Bix, ever agreeable, nodded and reminded me of a stretch of days he has off at the end of July, when summerier conditions might prevail, and we crawled back into our sleeping bags, where we slept until deliciously late.
Because I am extremely competitive and goal-oriented, perhaps to a fault (points for self-awareness?), I was very disappointed not to finish the climb I’d been imagining for months. I’d practically been able to envision myself on the top, and no amount of assurance that we’d made the right decision could erase the shadow of self-doubt cast by my failure to summit or even really try.
Finally, after untold hours of catch-up sleep and a second brew of cowboy coffee, we set out for the still-snowy slopes beneath the lower saddle. The usually steep-but-manageable scree field was made less negotiable by a thousand feet or so of slushy isothermal snow, which we’d so tediously ascended the afternoon before.

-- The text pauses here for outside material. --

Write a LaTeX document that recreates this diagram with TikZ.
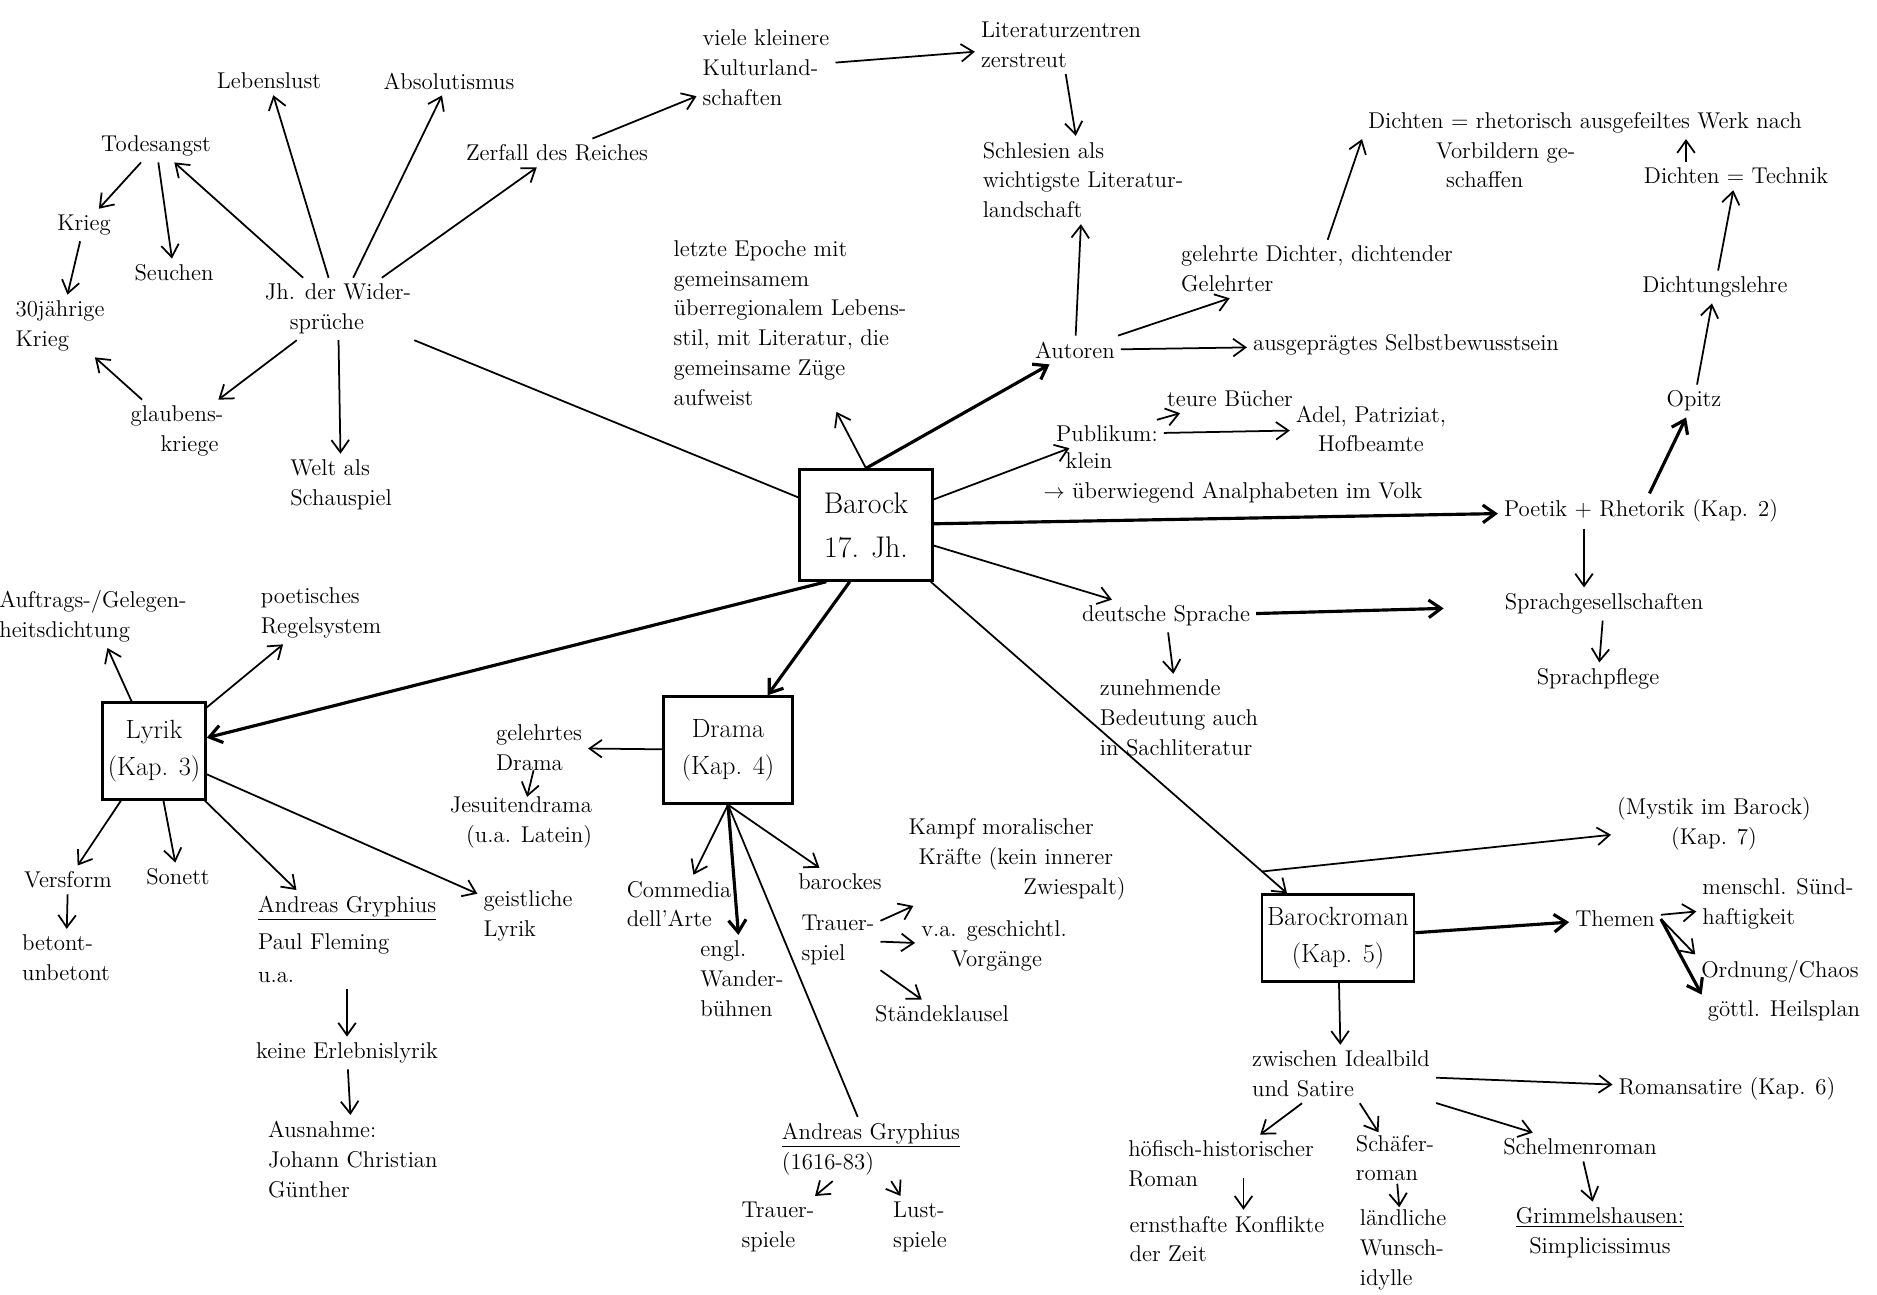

I gingerly tested the hardness of the snow with one foot, then the next, and was soon enough plunge-stepping my way down the slope. We reached a relatively flat spot, at which point a guide and his client glissaded past us, looking like they were having a grand old time.

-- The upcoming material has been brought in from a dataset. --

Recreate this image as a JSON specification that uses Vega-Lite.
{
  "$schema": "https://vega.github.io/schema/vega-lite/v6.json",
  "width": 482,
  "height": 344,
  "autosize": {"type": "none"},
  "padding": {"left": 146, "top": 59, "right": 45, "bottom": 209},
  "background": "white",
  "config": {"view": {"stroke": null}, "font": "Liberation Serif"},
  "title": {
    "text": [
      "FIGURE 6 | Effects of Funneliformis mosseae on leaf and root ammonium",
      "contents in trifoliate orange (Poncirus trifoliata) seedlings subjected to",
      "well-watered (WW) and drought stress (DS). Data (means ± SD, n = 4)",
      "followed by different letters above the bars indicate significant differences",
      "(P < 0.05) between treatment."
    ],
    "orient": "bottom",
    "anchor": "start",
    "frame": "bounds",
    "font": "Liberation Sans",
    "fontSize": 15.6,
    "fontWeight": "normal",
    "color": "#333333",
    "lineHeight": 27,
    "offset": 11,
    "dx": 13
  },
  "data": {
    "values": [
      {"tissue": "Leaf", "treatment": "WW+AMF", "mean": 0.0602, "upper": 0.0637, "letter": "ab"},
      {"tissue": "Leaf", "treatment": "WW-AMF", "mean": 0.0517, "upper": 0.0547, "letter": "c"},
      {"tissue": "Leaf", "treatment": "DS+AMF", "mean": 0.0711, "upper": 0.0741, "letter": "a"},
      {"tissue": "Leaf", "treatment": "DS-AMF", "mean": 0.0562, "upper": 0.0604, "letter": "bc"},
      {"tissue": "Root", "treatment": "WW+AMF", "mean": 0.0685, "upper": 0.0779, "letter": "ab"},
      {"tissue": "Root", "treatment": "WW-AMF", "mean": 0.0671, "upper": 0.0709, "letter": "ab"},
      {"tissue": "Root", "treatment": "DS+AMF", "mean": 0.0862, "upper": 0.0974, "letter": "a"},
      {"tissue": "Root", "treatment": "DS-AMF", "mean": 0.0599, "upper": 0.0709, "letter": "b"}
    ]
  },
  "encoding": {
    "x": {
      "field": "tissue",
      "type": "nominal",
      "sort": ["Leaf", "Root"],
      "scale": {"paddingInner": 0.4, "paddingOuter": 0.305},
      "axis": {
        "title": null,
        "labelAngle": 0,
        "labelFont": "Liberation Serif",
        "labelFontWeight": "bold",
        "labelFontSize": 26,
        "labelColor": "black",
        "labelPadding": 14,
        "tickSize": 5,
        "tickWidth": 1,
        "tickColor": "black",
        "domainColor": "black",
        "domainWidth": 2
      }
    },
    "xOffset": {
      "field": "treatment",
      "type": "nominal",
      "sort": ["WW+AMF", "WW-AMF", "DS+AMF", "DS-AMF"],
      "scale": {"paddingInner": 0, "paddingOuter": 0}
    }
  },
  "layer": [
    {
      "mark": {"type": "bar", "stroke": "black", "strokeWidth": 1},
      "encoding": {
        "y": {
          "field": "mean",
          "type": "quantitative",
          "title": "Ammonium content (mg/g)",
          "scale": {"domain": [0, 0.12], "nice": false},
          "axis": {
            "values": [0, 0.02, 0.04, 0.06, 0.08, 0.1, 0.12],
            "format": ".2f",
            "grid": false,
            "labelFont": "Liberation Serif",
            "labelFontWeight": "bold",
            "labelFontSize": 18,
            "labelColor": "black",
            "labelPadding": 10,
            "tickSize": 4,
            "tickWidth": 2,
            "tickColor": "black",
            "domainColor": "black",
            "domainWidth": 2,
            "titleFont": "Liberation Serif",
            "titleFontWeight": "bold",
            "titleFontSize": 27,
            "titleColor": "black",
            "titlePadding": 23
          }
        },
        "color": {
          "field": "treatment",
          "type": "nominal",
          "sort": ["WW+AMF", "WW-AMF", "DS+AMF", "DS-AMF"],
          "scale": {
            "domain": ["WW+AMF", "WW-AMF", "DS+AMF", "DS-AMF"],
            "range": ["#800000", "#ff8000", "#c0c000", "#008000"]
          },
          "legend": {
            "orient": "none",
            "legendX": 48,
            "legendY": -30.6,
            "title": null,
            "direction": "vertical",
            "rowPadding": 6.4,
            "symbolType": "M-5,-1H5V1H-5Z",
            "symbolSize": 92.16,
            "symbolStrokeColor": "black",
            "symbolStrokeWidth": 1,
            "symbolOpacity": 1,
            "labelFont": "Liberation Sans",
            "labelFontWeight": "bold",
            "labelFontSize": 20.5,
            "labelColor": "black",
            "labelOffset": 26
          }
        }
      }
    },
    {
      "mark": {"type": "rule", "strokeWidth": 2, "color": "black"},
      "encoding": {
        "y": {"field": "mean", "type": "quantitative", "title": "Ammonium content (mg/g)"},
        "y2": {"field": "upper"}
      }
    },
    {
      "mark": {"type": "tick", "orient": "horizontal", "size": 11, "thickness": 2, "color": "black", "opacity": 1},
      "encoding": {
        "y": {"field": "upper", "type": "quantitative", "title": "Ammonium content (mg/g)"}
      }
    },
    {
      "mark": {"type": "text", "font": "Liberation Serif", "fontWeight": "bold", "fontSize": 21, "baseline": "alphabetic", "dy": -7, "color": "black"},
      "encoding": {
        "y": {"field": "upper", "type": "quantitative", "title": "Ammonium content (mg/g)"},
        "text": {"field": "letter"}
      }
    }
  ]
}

Bix grinned. I stared at him incredulously.
“Just because we didn’t climb to the top of the mountain today doesn’t mean we’re not mountaineers,” he reminded me. Then he sat on his ass, dug in his ice axe, and slid down the slope.

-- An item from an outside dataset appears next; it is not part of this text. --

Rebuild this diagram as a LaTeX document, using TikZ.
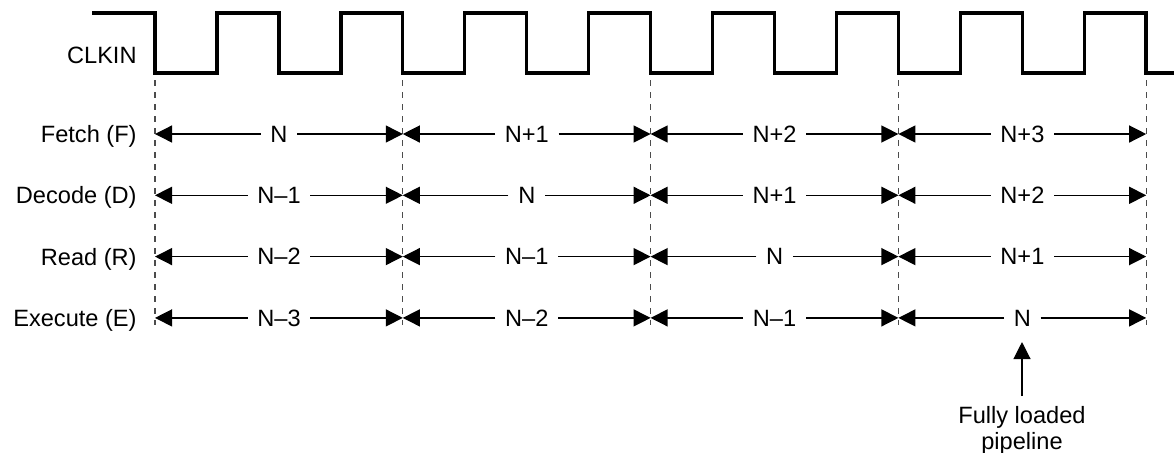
\documentclass[tikz,border=0pt]{standalone}
\usepackage{fontspec}
\setmainfont{Liberation Sans}
\usetikzlibrary{arrows.meta}

\begin{document}
\begin{tikzpicture}[x=0.5pt, y=-0.5pt,
  every node/.style={font=\fontsize{11.8}{12.8}\selectfont},
  clkline/.style={line width=1.65pt, line join=miter},
  gridline/.style={black!70, line width=0.6pt, dash pattern=on 2.75pt off 3.25pt},
  stagearrow/.style={line width=0.65pt, -{Triangle[length=8.5pt, width=8.5pt]}},
  stagelabel/.style={anchor=base east, inner sep=0pt},
  slotlabel/.style={inner xsep=4.7pt, inner ysep=3pt, text depth=0pt}]
  \useasboundingbox (0,0) rectangle (1174,452);

  % clock
  \draw[clkline] (92,13) foreach \k in {0,...,7} {
      -- ({155+123.9*\k},13) -- ++(0,60) -- ++(62,0) -- ++(0,-60)}
    -- (1146,13) -- (1146,73) -- (1174,73);
  \node[stagelabel] (clk) at (137,63) {CLKIN};

  % stage boundaries
  \foreach \col in {0,...,4}
    \draw[gridline] ({155+247.8*\col},80) -- ({155+247.8*\col},325);

  % pipeline rows
  \foreach \stage/\tag/\la/\lb/\lc/\ld [count=\row from 0] in {
      Fetch (F)/f/N/N+1/N+2/N+3,
      Decode (D)/d/N\textendash1/N/N+1/N+2,
      Read (R)/r/N\textendash2/N\textendash1/N/N+1,
      Execute (E)/e/N\textendash3/N\textendash2/N\textendash1/N} {
    \pgfmathsetmacro{\rowy}{134+61.3*\row}
    \node[stagelabel] (\tag lab) at (137,\rowy+8.4) {\stage};
    \foreach \slot [count=\col from 0] in {\la,\lb,\lc,\ld} {
      \coordinate (\tag L\col) at ({155+247.8*\col},\rowy);
      \coordinate (\tag R\col) at ({155+247.8*(\col+1)},\rowy);
      \node[slotlabel] (\tag\col) at ({279+247.8*\col},\rowy) {\slot};
      \draw[stagearrow] (\tag\col) -- (\tag L\col);
      \draw[stagearrow] (\tag\col) -- (\tag R\col);
    }
  }

  % note
  \node[align=center, inner sep=0pt, anchor=north] (loaded) at (1022,406) {Fully loaded\\pipeline};
  \draw[stagearrow, line width=0.6pt, shorten <=5pt, shorten >=4.8pt]
    (loaded.north) -- (loaded.north |- e3.south);
\end{tikzpicture}
\end{document}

I laughed in spite of myself. Maybe I was being a little self-serious. That would be very out of character for me.
Fifteen round-trip miles and just over 15,000 feet of vertical relief later, we were back at the car, sweaty and exhausted and, to my surprise, no longer disappointed.
After all, I thought as we rode our borrowed bikes to Dornan’s for pizza (and beer, and wings, and ice cream), I don’t mind an excuse to come back here.
Especially if it means another break from my thesis.